How many lines in the records below contain the word "matches"? Give only the number.

▶ **Task material**:
▶

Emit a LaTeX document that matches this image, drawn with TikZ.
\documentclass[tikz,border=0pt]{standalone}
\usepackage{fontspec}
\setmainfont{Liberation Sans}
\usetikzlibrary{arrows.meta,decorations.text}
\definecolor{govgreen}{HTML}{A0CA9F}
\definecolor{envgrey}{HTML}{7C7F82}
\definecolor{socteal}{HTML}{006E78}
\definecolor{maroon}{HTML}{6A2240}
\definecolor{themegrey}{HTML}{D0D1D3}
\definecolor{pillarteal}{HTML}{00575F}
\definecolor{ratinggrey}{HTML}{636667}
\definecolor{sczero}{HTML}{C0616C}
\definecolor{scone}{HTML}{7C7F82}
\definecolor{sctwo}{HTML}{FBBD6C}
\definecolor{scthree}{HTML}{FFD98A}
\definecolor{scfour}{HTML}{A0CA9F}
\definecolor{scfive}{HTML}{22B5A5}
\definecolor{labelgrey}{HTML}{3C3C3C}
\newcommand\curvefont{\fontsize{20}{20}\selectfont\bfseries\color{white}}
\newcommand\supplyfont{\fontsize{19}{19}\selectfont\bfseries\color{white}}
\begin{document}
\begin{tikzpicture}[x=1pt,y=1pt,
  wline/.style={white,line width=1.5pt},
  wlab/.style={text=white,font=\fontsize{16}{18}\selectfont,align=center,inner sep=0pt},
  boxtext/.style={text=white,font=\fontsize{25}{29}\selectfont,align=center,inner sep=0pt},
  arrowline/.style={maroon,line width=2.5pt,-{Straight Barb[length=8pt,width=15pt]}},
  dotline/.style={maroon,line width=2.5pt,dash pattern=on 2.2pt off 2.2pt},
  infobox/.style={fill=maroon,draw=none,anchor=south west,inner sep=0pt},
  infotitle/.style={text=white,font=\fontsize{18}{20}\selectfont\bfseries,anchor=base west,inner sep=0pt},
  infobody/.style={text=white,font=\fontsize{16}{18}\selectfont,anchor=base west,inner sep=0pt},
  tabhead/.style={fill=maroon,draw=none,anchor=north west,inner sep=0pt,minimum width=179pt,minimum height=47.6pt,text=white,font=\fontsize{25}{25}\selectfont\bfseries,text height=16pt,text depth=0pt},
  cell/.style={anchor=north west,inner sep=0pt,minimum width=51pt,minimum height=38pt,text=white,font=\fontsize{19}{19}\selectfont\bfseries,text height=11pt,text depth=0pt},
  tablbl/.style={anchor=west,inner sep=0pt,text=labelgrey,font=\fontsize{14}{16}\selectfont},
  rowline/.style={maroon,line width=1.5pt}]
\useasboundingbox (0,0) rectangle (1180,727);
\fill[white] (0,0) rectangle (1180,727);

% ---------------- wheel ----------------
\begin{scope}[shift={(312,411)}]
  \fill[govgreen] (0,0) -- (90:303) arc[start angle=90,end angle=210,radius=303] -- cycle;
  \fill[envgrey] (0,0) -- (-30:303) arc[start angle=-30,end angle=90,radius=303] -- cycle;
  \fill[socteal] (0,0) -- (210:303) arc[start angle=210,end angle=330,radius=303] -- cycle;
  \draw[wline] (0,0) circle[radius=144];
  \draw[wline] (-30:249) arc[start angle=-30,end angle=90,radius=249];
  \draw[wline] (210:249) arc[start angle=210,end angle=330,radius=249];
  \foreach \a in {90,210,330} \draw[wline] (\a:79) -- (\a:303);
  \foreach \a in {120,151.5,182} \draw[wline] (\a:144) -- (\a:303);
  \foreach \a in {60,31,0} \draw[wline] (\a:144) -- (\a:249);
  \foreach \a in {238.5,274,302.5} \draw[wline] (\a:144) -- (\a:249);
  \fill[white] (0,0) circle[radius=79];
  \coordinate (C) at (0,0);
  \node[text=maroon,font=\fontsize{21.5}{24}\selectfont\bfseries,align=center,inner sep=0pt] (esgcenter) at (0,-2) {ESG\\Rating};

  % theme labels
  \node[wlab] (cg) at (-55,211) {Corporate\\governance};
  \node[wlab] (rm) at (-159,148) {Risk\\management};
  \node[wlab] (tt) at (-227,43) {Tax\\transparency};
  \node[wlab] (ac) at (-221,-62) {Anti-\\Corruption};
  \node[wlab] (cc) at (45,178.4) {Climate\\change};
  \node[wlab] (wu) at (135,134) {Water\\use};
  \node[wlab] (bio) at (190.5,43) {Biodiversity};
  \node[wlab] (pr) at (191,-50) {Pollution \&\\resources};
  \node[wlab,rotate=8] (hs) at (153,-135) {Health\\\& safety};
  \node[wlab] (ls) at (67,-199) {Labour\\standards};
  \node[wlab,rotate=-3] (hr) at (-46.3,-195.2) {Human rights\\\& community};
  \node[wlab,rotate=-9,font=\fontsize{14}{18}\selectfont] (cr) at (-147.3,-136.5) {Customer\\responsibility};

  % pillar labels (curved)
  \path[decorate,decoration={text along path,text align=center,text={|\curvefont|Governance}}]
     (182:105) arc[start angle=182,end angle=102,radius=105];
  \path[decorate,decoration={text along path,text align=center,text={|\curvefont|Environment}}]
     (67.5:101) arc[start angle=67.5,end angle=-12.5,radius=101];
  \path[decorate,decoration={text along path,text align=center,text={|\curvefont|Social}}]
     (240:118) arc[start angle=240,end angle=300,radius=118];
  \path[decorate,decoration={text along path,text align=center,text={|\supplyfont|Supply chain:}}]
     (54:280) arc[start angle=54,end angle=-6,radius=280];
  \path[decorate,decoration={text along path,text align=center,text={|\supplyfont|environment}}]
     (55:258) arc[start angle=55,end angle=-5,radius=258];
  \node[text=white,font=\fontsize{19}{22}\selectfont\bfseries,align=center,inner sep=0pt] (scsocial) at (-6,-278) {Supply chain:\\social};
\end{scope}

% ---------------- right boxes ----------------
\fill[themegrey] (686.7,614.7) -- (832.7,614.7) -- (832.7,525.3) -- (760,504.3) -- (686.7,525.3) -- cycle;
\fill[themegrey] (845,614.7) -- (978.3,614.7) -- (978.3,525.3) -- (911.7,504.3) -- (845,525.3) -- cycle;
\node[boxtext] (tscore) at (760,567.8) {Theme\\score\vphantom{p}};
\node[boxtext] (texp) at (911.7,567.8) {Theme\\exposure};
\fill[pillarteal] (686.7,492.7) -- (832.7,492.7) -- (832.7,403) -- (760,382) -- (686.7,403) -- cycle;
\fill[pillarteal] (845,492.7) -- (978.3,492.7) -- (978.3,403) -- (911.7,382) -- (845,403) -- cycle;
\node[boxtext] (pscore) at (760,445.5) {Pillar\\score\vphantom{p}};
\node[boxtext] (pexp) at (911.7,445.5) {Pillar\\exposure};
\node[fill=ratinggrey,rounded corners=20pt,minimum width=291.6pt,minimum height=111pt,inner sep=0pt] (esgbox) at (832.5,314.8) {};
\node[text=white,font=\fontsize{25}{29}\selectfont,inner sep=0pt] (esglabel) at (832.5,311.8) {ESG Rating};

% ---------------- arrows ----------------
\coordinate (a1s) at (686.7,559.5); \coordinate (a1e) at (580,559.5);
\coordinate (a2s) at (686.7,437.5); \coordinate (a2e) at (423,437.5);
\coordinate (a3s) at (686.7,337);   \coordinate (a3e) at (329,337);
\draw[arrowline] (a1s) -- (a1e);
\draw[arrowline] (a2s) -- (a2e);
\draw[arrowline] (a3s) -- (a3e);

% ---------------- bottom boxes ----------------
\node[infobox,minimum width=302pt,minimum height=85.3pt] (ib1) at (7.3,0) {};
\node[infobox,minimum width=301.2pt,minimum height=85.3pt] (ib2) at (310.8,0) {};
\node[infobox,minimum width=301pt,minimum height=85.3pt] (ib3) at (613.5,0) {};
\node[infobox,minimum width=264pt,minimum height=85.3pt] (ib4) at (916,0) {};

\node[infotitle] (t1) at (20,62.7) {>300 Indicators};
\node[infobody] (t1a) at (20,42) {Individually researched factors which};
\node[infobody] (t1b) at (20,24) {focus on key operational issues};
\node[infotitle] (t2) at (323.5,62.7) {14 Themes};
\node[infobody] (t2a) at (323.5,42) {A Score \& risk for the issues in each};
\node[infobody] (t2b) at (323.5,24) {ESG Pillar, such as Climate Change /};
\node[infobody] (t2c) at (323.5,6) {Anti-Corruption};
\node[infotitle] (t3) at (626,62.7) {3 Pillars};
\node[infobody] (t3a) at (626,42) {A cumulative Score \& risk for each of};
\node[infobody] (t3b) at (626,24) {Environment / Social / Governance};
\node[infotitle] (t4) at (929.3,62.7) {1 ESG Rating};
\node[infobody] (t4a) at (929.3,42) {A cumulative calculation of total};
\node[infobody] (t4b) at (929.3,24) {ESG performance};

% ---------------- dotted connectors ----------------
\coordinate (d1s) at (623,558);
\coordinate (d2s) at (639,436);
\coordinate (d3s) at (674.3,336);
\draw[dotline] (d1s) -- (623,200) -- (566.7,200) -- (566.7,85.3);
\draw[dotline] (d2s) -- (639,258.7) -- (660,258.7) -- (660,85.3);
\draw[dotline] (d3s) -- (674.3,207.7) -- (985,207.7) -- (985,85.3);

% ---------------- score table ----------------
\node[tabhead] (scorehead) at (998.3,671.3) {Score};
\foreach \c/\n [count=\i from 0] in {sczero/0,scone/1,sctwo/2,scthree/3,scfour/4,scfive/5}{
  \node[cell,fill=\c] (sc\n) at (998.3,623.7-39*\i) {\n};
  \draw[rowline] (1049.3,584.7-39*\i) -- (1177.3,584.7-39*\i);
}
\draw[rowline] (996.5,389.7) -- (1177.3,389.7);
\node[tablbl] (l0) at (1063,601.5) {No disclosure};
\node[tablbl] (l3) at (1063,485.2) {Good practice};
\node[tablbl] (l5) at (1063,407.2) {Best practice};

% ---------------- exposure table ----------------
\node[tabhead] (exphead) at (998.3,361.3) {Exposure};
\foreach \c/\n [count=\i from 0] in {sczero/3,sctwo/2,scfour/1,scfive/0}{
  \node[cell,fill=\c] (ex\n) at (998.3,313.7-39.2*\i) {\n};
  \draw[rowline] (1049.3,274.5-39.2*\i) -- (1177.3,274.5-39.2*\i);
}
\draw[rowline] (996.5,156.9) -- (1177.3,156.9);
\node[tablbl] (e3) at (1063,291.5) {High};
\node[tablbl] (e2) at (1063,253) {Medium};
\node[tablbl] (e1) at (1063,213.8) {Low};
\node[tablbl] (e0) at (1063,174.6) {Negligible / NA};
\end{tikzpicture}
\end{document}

◀
▶

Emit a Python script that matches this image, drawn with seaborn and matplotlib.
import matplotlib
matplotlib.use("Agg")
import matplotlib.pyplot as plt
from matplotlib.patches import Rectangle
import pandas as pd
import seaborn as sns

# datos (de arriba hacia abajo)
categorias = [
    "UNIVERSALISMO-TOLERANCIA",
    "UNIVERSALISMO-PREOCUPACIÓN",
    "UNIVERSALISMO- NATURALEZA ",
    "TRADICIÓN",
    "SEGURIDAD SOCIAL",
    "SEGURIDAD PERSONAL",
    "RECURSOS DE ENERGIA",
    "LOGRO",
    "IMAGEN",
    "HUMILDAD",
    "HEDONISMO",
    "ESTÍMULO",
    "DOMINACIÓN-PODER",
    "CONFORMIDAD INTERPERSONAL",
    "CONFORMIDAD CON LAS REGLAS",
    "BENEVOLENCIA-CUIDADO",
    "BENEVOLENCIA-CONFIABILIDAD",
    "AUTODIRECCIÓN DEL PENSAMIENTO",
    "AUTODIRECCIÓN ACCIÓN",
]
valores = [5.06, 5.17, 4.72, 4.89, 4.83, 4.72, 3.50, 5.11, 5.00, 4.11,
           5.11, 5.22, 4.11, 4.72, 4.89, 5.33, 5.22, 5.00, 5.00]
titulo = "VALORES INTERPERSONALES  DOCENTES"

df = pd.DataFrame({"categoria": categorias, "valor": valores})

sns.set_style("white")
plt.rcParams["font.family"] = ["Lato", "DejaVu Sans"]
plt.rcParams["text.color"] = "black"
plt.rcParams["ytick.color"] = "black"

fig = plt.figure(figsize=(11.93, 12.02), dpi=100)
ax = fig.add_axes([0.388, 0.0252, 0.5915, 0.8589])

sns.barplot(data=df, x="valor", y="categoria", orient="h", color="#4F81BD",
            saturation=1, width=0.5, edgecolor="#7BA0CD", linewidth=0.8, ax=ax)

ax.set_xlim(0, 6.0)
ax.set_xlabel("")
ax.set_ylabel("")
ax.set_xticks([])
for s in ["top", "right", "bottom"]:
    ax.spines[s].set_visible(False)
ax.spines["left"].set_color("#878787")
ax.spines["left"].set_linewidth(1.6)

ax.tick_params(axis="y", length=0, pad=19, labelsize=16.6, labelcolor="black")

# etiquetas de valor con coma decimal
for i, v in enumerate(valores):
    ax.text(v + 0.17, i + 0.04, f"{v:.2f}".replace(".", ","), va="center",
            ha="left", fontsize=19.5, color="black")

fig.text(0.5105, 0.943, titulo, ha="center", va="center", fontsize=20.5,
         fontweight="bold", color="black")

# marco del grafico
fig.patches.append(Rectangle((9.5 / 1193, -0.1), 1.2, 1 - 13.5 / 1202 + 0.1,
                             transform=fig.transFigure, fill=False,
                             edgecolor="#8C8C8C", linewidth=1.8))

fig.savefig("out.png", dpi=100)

◀
▶

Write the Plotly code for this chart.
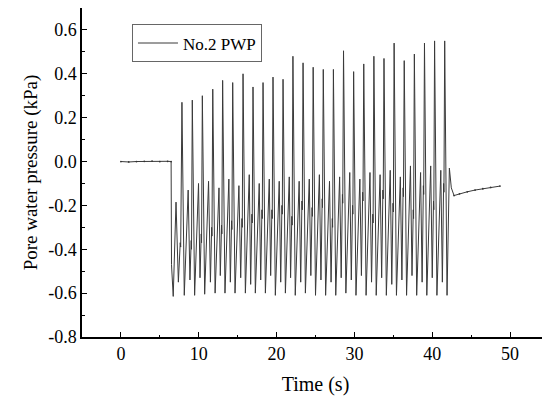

◀

▶ **Complete response**:
2